Being at work today, I can't help but realize that there are a ton of things I need to do, but can't do it until after work. As I am typing right now, we are having a massive storm. It started around 8pm (though the news predicted it would start around 6pm), and is supposed to pack quite a punch. So, to get ready for it, I decided to go and get a few things right after school and before it hit. I needed to get rain boots for the kids and me so we could have them for tomorrow at school. I also needed to get a few things for a box that I need to send out to Ian and something to stake down the trampoline, just in case. I made a lot of stops trying to find everything I needed. By the time I got home, it was around 7 and just starting to sprinkle. by the time I got the kids to bed, the storm was just starting to come it. I still had to stake down the trampoline, and ended up doing it in the rain. Once that was done, I came inside and listened to the rain. It really was a bad storm. One lightning strike hit so close that the flash and boom hit at the same time and actually shook my sliding glass door.
It is another one of those nights where I miss my husband. I am terrified that we will end up getting a tornado, the warning siren will come over the speakers, and I will not wake up to hear it. I am not a really heavy sleeper, and yet, I am. I think I will probably wake up to that, but am not completely sure of it. Ian, on the other hand, can wake up to anything. I know he will catch whatever I miss and I know he will wake me up if the need arises.

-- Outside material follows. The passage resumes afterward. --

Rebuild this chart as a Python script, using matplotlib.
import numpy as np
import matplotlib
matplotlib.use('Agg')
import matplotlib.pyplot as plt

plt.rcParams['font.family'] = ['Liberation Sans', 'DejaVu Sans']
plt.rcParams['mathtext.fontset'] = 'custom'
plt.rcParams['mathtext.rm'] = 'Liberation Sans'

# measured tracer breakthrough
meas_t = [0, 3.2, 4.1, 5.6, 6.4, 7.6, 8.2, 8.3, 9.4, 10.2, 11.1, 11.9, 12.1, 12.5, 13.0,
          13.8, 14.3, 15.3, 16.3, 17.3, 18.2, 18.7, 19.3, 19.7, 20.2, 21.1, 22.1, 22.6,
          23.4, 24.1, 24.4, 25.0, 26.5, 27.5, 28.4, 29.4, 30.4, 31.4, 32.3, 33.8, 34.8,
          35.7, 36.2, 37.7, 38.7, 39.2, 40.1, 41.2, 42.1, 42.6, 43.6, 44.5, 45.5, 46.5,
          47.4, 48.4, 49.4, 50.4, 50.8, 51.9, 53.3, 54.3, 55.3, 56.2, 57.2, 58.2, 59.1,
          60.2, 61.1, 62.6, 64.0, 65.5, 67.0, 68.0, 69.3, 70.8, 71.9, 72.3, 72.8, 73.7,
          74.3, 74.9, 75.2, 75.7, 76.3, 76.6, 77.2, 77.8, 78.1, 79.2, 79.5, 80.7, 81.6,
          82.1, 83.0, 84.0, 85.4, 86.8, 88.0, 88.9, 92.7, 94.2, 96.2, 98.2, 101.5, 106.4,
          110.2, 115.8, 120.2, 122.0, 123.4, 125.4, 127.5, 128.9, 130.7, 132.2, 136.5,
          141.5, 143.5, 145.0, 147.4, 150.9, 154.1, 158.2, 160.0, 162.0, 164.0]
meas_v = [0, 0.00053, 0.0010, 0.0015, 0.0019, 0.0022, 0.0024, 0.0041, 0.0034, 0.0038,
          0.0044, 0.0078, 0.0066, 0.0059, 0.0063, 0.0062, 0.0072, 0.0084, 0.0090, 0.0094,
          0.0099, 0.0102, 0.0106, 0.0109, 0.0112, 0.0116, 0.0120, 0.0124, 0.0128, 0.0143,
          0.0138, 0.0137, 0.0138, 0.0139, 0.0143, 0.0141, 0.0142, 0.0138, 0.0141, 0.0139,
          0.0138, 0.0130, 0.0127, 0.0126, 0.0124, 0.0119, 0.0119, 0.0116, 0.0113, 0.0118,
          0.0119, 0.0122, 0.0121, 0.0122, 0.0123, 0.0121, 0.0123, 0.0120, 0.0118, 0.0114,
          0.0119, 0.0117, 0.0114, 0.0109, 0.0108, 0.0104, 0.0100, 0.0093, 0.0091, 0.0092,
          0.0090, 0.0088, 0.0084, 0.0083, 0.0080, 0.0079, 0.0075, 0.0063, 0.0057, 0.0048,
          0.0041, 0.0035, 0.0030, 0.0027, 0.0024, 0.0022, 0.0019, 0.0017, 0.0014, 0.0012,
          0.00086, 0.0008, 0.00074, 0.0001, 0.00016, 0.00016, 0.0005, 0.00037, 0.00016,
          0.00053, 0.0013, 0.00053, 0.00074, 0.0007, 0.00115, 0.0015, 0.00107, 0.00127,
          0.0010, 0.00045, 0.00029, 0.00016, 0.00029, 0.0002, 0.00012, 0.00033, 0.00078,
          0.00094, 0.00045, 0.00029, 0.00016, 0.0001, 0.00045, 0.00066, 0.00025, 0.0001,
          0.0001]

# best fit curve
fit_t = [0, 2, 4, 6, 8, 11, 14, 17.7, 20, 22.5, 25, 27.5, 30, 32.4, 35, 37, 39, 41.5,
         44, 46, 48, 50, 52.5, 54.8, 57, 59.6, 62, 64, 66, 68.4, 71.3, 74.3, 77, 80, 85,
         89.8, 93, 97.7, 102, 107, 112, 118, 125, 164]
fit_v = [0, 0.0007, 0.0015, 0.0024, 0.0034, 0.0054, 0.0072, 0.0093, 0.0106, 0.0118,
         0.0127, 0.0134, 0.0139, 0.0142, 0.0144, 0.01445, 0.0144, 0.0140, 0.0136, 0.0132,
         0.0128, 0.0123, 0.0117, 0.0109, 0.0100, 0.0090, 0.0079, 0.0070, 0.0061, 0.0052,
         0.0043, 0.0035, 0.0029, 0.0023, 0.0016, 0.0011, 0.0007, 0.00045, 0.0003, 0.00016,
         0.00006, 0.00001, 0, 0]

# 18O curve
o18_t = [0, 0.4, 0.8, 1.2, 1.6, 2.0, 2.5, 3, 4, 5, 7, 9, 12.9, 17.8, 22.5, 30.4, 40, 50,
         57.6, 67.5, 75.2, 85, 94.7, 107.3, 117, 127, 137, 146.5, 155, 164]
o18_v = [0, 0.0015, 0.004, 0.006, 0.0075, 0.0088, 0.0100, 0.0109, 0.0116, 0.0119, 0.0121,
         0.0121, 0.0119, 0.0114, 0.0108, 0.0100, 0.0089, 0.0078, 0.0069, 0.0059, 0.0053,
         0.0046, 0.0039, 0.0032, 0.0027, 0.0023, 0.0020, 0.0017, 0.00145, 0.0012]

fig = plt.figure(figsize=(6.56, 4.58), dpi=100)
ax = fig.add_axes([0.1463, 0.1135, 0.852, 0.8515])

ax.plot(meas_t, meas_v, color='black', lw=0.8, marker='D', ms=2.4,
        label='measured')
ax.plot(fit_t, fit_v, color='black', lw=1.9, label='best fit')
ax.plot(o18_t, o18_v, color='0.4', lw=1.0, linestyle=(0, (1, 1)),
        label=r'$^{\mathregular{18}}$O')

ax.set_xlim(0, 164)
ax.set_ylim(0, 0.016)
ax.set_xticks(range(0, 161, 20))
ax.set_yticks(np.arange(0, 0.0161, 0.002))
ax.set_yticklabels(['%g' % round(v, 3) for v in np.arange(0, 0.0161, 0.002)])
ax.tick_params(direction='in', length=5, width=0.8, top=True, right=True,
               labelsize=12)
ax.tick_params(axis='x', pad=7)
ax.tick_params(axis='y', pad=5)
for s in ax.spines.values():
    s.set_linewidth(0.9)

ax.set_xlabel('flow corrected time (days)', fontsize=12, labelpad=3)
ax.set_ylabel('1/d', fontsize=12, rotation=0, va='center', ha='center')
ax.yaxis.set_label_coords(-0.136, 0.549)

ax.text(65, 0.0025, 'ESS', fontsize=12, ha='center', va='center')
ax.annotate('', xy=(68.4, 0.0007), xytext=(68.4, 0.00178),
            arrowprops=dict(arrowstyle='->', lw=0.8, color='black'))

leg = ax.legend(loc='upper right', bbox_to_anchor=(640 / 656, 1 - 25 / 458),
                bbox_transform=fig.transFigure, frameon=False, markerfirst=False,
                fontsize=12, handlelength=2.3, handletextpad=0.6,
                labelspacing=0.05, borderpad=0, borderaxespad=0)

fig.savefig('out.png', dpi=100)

So, I am going to bed tonight, knowing I won't sleep well because of the storm and because I am worried that I won't wake up if needed if I fall into a deep sleep. This falls into the category of Ian and me being a great pair and especially the part where he steps in and helps in the areas that I am weak in, and vice versa. Not long now until my husband is home and we are back to complimenting the weak areas for each other.